It might be one of the longest detailed surveillances ever conducted on a blue marlin, one of the world's premiere gamefish.
Marine artist, conservationist and scientist Guy Harvey, fishing with friends in the waters off his Grand Cayman Island home in November 2009, implanted a 150-pound blue marlin with a pop-up satellite tag. The marlin carried the tag for six months, travelling 3,825 miles before it popped off in May 2010. The small cigar-shaped device transmitted reams of data on the marlin's whereabouts during that time to a satellite.
It will be up to Eric Prince, veteran billfish scientist at NOAA's Southeast Fisheries Science Center in Miami, to analyze the tagging data in more detail, specifically how deep the fish dived and where. Prince has been studying how climate change could direct the movements of large ocean predators such as marlin, other billfish and tuna.

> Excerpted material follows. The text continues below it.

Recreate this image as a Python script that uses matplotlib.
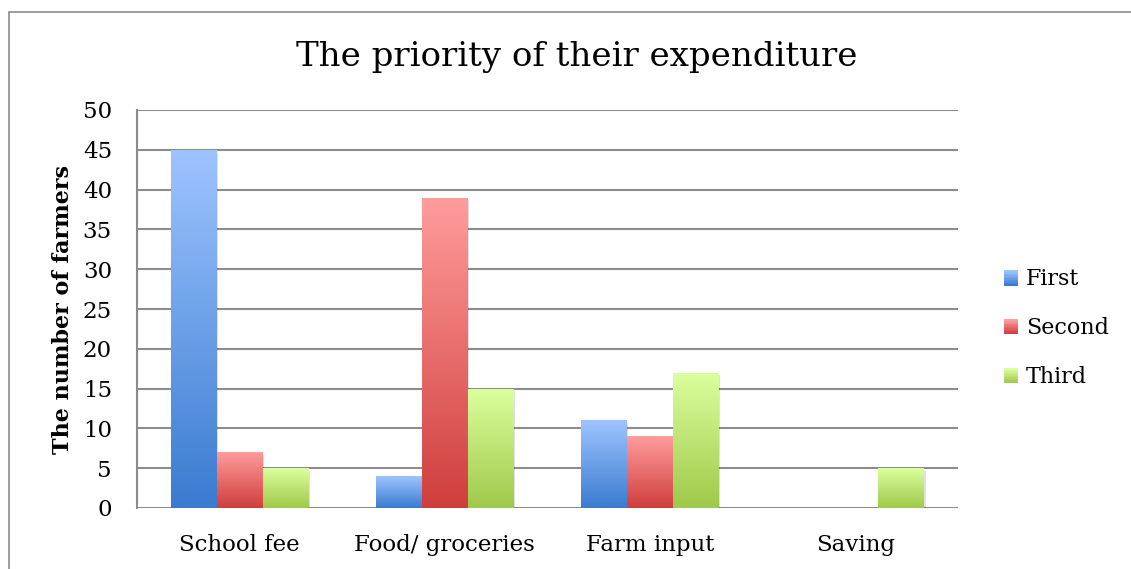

In a new scientific paper published in Nature Climate Change, Prince found that expanding dead zones in the central Atlantic and elsewhere shrinks the habitat for those fish, most of which are already overfished throughout their range. These highly migratory species need large amounts of dissolved oxygen to thrive, but as ocean waters warm and become more acidic, oxygen levels drop. This habitat "squeeze" forces them to make deep dives or swim close to the surface, wherever they can find areas of high dissolved oxygen.